Chances for far-out research are improving


By Peter Suedfeld

What was the new President of the Canadian Space Agency (CSA), Walter Natynczyk, doing in the Kenny Building on May 14? He and Jean-Marc Chouinard, the CSA’s Head of Policy and Regulatory Affairs, came to meet with Phyllis Johnson (Dept. of Sociology, UBC) and me to discuss how social and behavioural scientists can contribute to Canada’s space program. Phyllis and I are UBC’s links to active research involving outer space — not anything to do with the technology, but rather with behavioural issues associated with living in space. The visit showed CSA’s increasing recognition of the value of this kind of research

In his previous job as Chief of the Defence Staff – the highest-ranking officer in the Canadian Armed Forces — Gen. Natynczyk developed an appreciation of the research and applications of psychology and related disciplines. Among his priorities were programs to boost soldiers’ resilience under stress and to help them readjust to civilian life after returning to Canada. He and his wife also instituted ways to improve conditions for military families both during the deployment of a family member and after that person’s return.

At the CSA, he has realized that these and similar issues are relevant to the Astronaut Corps. He found out that I had been active in space psychology research and in CSA and NASA committees for several decades, and that I have been trying to get both agencies to pay more attention to psychology and particularly, positive psychology. Together with Phyllis and a Russian collaborator, we had recently completed a multi-year study of retired Russian cosmonauts. We are now half-way through a CSA-funded preparatory year for research whose participants will be astronauts living on the International Space Station (ISS).
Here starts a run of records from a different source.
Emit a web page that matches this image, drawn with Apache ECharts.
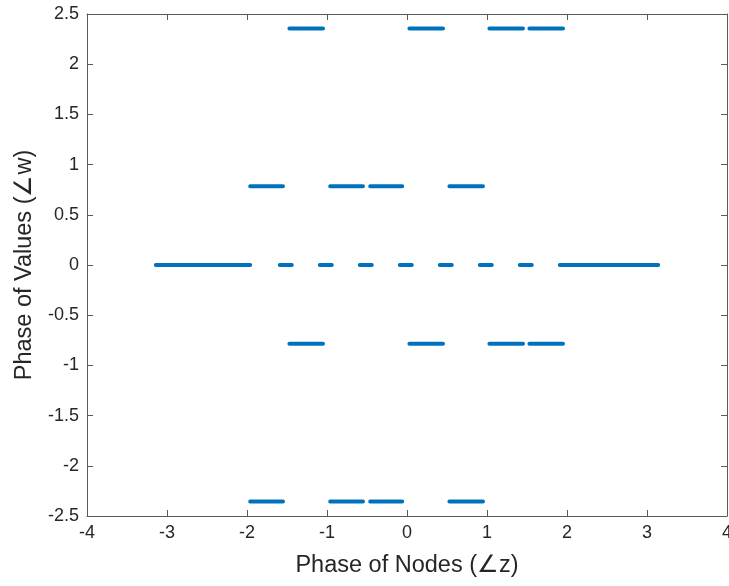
<!DOCTYPE html>
<html>
<head>
<meta charset="utf-8">
<script src="https://cdn.jsdelivr.net/npm/echarts@6/dist/echarts.min.js"></script>
<style>
  html, body { margin: 0; padding: 0; background: #fff; }
  #chart { width: 729px; height: 586px; }
</style>
</head>
<body>
<div id="chart"></div>
<script>
// phase levels of the values (y) and the x ranges of nodes that hit each level
const levels = [3 * Math.PI / 4, Math.PI / 4, 0, -Math.PI / 4, -3 * Math.PI / 4]
const rangesA = [[-1.47, -1.05], [0.03, 0.45], [1.03, 1.45], [1.53, 1.95]]
const rangesB = [[-1.96, -1.55], [-0.96, -0.55], [-0.46, -0.06], [0.53, 0.95]]
const rangesZero = [
    [-3.14, -1.96], [-1.59, -1.44], [-1.09, -0.94], [-0.59, -0.44], [-0.09, 0.06],
    [0.41, 0.56], [0.91, 1.06], [1.41, 1.56], [1.91, 3.14]
]
const levelRanges = [rangesA, rangesB, rangesZero, rangesA, rangesB]
const xTicks = [-4, -3, -2, -1, 0, 1, 2, 3, 4]
const yTicks = [-2.5, -2, -1.5, -1, -0.5, 0, 0.5, 1, 1.5, 2, 2.5]

const blue = '#0072BD'
const axisColor = '#5a5a5a'
const textColor = '#262626'
const font = 'Liberation Sans, Arial, sans-serif'

// one line series per level, segments broken by '-'
const series = levels.map((y, i) => {
    const data = []
    levelRanges[i].forEach(r => {
        data.push([r[0], y], [r[1], y], '-')
    })
    return {
        type: 'line',
        data: data,
        showSymbol: false,
        connectNulls: false,
        lineStyle: { color: blue, width: 4, cap: 'round' },
        silent: true,
        animation: false
    }
})

const chart = echarts.init(document.getElementById('chart'), null, { renderer: 'canvas' })

const baseAxis = {
    type: 'value',
    axisLine: { show: true, onZero: false, lineStyle: { color: axisColor, width: 1 } },
    axisTick: { show: true, inside: true, length: 6, lineStyle: { color: axisColor } },
    splitLine: { show: false }
}

chart.setOption({
    backgroundColor: '#fff',
    animation: false,
    grid: { left: 87, right: 2, top: 14, bottom: 70, containLabel: false, outerBoundsMode: 'none' },
    xAxis: [
        Object.assign({}, baseAxis, {
            min: xTicks[0], max: xTicks[xTicks.length - 1], interval: 1, position: 'bottom',
            axisLabel: { color: textColor, fontSize: 18, fontFamily: font, margin: 8 },
            name: 'Phase of Nodes (\u2220z)',
            nameLocation: 'middle',
            nameGap: 38,
            nameTextStyle: { color: textColor, fontSize: 23.5, fontFamily: font }
        }),
        Object.assign({}, baseAxis, {
            min: xTicks[0], max: xTicks[xTicks.length - 1], interval: 1, position: 'top',
            axisLabel: { show: false }
        })
    ],
    yAxis: [
        Object.assign({}, baseAxis, {
            min: yTicks[0], max: yTicks[yTicks.length - 1], interval: 0.5, position: 'left',
            axisLabel: { color: textColor, fontSize: 18, fontFamily: font, margin: 8 },
            name: 'Phase of Values (\u2220w)',
            nameLocation: 'middle',
            nameGap: 50,
            nameTextStyle: { color: textColor, fontSize: 23.5, fontFamily: font }
        }),
        Object.assign({}, baseAxis, {
            min: yTicks[0], max: yTicks[yTicks.length - 1], interval: 0.5, position: 'right',
            axisLabel: { show: false }
        })
    ],
    series: series
})
</script>
</body>
</html>
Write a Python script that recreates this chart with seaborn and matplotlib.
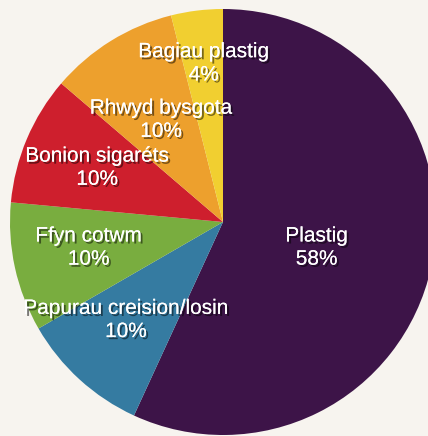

The ISS study will explore how the astronauts adapt the environment to make it more psychologically comfortable and homelike, how they develop a unique “space culture” that is different from their culture on Earth, and how their mission in space interacts with their family life. The research plan also includes questionnaires covering such basic psychological issues as how they cope with stress, the interpersonal relationships among the crew, and how the experience of spaceflight affects their self-perceptions, values, and expectations for the future. Our team includes Jelena Brcic, a recent PhD from this department, Irina Della-Rossa, a graduate student from UBC Counseling Psychology, and Deyar Asmaro, a neuropsychology doctoral student from SFU. We were recently joined by Eva Kwan, who has been featured on the departmental website for her Faculty of Arts co-op assignment at CSA, which included working with astronaut Chris Hadfield and his family.

Gen. Natynczyk was in BC primarily to meet with executives of aerospace industry companies, but came to UBC to find out about our research and to explore with us how CSA could encourage more social and behavioural scientists to become active in areas relevant to the space program. We made quite a few suggestions about boosting CSA’s visibility and presence in our research community. Among the topics were: areas that need more research, ways to broaden CSA’s funding priorities, the applicability of analogue environments such as the Canadian High Arctic to space studies (and vice versa), and how to make application procedures more visible and more suited to our disciplines. In the past, CSA has been generous with graduate student travel support to conferences, and we suggested that the Agency should provide more kinds of support for social science students to become involved with the Canadian space program.

Depending on the Agency’s budget in the next several years, we may see a serious attempt to carry out some of these plans. I have wondered before why so few psychologists respond to the CSA’s periodic invitations to submit funding proposals (Suedfeld, 2003); maybe we will also see an improvement in that situation. It could be an interesting I/O psychology case study in how a leader can (or can’t) change an organizational culture whose traditional focus has been on engineering and physical sciences.

Reference: Suedfeld, P. (2003). Canadian space psychology: The future may be almost here. Canadian Psychology, 44, 85-92.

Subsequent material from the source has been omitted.